Task to carry out:
Please output every line of the material as it stands, without the pictures.

Available data:
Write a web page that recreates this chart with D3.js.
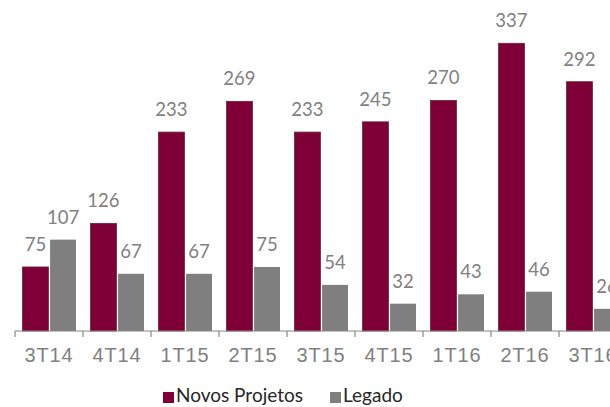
<!DOCTYPE html>
<html>
<head>
<meta charset="utf-8">
<script src="https://cdn.jsdelivr.net/npm/d3@7"></script>
<style>
  body { margin: 0; background: #fff; }
  svg { display: block; }
</style>
</head>
<body>
<div id="chart"></div>
<script>
// values
var categories = ["3T14", "4T14", "1T15", "2T15", "3T15", "4T15", "1T16", "2T16", "3T16"];
var novos = [75, 126, 233, 269, 233, 245, 270, 337, 292];
var legado = [107, 67, 67, 75, 54, 32, 43, 46, 26];
var seriesNames = ["Novos Projetos", "Legado"];
var colors = ["#7f0037", "#7f7f7f"];

var width = 610, height = 407;
var baseY = 331;

var svg = d3.select("#chart").append("svg")
    .attr("width", width)
    .attr("height", height);

var x = d3.scaleBand()
    .domain(categories)
    .range([15, 15 + 68 * categories.length]);

var xs = d3.scaleBand()
    .domain(["novos", "legado"])
    .range([7.5, 61])
    .paddingInner(0.06);

var y = d3.scaleLinear()
    .domain([0, 337])
    .range([baseY, 43.3]);

var rows = categories.map(function(c, i) {
  return { cat: c, novos: novos[i], legado: legado[i] };
});

var groups = svg.append("g").selectAll("g")
    .data(rows)
    .enter().append("g")
    .attr("transform", function(d) { return "translate(" + x(d.cat) + ",0)"; });

// red bars
groups.append("rect")
    .attr("x", xs("novos"))
    .attr("width", xs.bandwidth())
    .attr("y", function(d) { return y(d.novos); })
    .attr("height", function(d) { return baseY - y(d.novos); })
    .attr("fill", colors[0])
    .attr("stroke", "#6a2430")
    .attr("stroke-width", 0.8);

// gray bars
groups.append("rect")
    .attr("x", xs("legado"))
    .attr("width", xs.bandwidth())
    .attr("y", function(d) { return y(d.legado); })
    .attr("height", function(d) { return baseY - y(d.legado); })
    .attr("fill", colors[1]);

// value labels
groups.append("text")
    .attr("x", xs("novos") + xs.bandwidth() / 2)
    .attr("y", function(d) { return y(d.novos) - 16; })
    .attr("text-anchor", "middle")
    .style("font-family", "Lato, 'Open Sans', sans-serif")
    .style("font-size", "18.5px")
    .attr("fill", "#808080")
    .text(function(d) { return d.novos; });

groups.append("text")
    .attr("x", xs("legado") + xs.bandwidth() / 2)
    .attr("y", function(d) { return y(d.legado) - 16; })
    .attr("text-anchor", "middle")
    .style("font-family", "Lato, 'Open Sans', sans-serif")
    .style("font-size", "18.5px")
    .attr("fill", "#808080")
    .text(function(d) { return d.legado; });

// x axis
var axis = svg.append("g").attr("transform", "translate(0," + baseY + ")");
axis.append("line")
    .attr("x1", x.range()[0]).attr("x2", x.range()[1])
    .attr("y1", 0).attr("y2", 0)
    .attr("stroke", "#868686").attr("stroke-width", 1.2);

var bounds = categories.map(function(c) { return x(c); }).concat([x.range()[1]]);
axis.selectAll("line.tick")
    .data(bounds)
    .enter().append("line")
    .attr("class", "tick")
    .attr("x1", function(d) { return d; }).attr("x2", function(d) { return d; })
    .attr("y1", 0).attr("y2", 6)
    .attr("stroke", "#868686").attr("stroke-width", 1.2);

axis.selectAll("text")
    .data(categories)
    .enter().append("text")
    .attr("x", function(d) { return x(d) + x.bandwidth() / 2; })
    .attr("y", 31)
    .attr("text-anchor", "middle")
    .style("font-family", "'Liberation Sans', Arial, sans-serif")
    .style("font-size", "20px")
    .style("letter-spacing", "0.8px")
    .attr("fill", "#808080")
    .text(function(d) { return d; });

// legend
var legendX = [163, 330];
var legend = svg.append("g");
seriesNames.forEach(function(name, i) {
  legend.append("rect")
      .attr("x", legendX[i]).attr("y", 392)
      .attr("width", 11).attr("height", 11)
      .attr("fill", colors[i]);
  legend.append("text")
      .attr("x", legendX[i] + 13).attr("y", 402)
      .style("font-family", "Lato, 'Open Sans', sans-serif")
      .style("font-size", "19px")
      .attr("fill", "#262626")
      .text(name);
});
</script>
</body>
</html>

Correct response:
Write a web page that recreates this chart with D3.js.
<!DOCTYPE html>
<html>
<head>
<meta charset="utf-8">
<script src="https://cdn.jsdelivr.net/npm/d3@7"></script>
<style>
  body { margin: 0; background: #fff; }
  svg { display: block; }
</style>
</head>
<body>
<div id="chart"></div>
<script>
// values
var categories = ["3T14", "4T14", "1T15", "2T15", "3T15", "4T15", "1T16", "2T16", "3T16"];
var novos = [75, 126, 233, 269, 233, 245, 270, 337, 292];
var legado = [107, 67, 67, 75, 54, 32, 43, 46, 26];
var seriesNames = ["Novos Projetos", "Legado"];
var colors = ["#7f0037", "#7f7f7f"];

var width = 610, height = 407;
var baseY = 331;

var svg = d3.select("#chart").append("svg")
    .attr("width", width)
    .attr("height", height);

var x = d3.scaleBand()
    .domain(categories)
    .range([15, 15 + 68 * categories.length]);

var xs = d3.scaleBand()
    .domain(["novos", "legado"])
    .range([7.5, 61])
    .paddingInner(0.06);

var y = d3.scaleLinear()
    .domain([0, 337])
    .range([baseY, 43.3]);

var rows = categories.map(function(c, i) {
  return { cat: c, novos: novos[i], legado: legado[i] };
});

var groups = svg.append("g").selectAll("g")
    .data(rows)
    .enter().append("g")
    .attr("transform", function(d) { return "translate(" + x(d.cat) + ",0)"; });

// red bars
groups.append("rect")
    .attr("x", xs("novos"))
    .attr("width", xs.bandwidth())
    .attr("y", function(d) { return y(d.novos); })
    .attr("height", function(d) { return baseY - y(d.novos); })
    .attr("fill", colors[0])
    .attr("stroke", "#6a2430")
    .attr("stroke-width", 0.8);

// gray bars
groups.append("rect")
    .attr("x", xs("legado"))
    .attr("width", xs.bandwidth())
    .attr("y", function(d) { return y(d.legado); })
    .attr("height", function(d) { return baseY - y(d.legado); })
    .attr("fill", colors[1]);

// value labels
groups.append("text")
    .attr("x", xs("novos") + xs.bandwidth() / 2)
    .attr("y", function(d) { return y(d.novos) - 16; })
    .attr("text-anchor", "middle")
    .style("font-family", "Lato, 'Open Sans', sans-serif")
    .style("font-size", "18.5px")
    .attr("fill", "#808080")
    .text(function(d) { return d.novos; });

groups.append("text")
    .attr("x", xs("legado") + xs.bandwidth() / 2)
    .attr("y", function(d) { return y(d.legado) - 16; })
    .attr("text-anchor", "middle")
    .style("font-family", "Lato, 'Open Sans', sans-serif")
    .style("font-size", "18.5px")
    .attr("fill", "#808080")
    .text(function(d) { return d.legado; });

// x axis
var axis = svg.append("g").attr("transform", "translate(0," + baseY + ")");
axis.append("line")
    .attr("x1", x.range()[0]).attr("x2", x.range()[1])
    .attr("y1", 0).attr("y2", 0)
    .attr("stroke", "#868686").attr("stroke-width", 1.2);

var bounds = categories.map(function(c) { return x(c); }).concat([x.range()[1]]);
axis.selectAll("line.tick")
    .data(bounds)
    .enter().append("line")
    .attr("class", "tick")
    .attr("x1", function(d) { return d; }).attr("x2", function(d) { return d; })
    .attr("y1", 0).attr("y2", 6)
    .attr("stroke", "#868686").attr("stroke-width", 1.2);

axis.selectAll("text")
    .data(categories)
    .enter().append("text")
    .attr("x", function(d) { return x(d) + x.bandwidth() / 2; })
    .attr("y", 31)
    .attr("text-anchor", "middle")
    .style("font-family", "'Liberation Sans', Arial, sans-serif")
    .style("font-size", "20px")
    .style("letter-spacing", "0.8px")
    .attr("fill", "#808080")
    .text(function(d) { return d; });

// legend
var legendX = [163, 330];
var legend = svg.append("g");
seriesNames.forEach(function(name, i) {
  legend.append("rect")
      .attr("x", legendX[i]).attr("y", 392)
      .attr("width", 11).attr("height", 11)
      .attr("fill", colors[i]);
  legend.append("text")
      .attr("x", legendX[i] + 13).attr("y", 402)
      .style("font-family", "Lato, 'Open Sans', sans-serif")
      .style("font-size", "19px")
      .attr("fill", "#262626")
      .text(name);
});
</script>
</body>
</html>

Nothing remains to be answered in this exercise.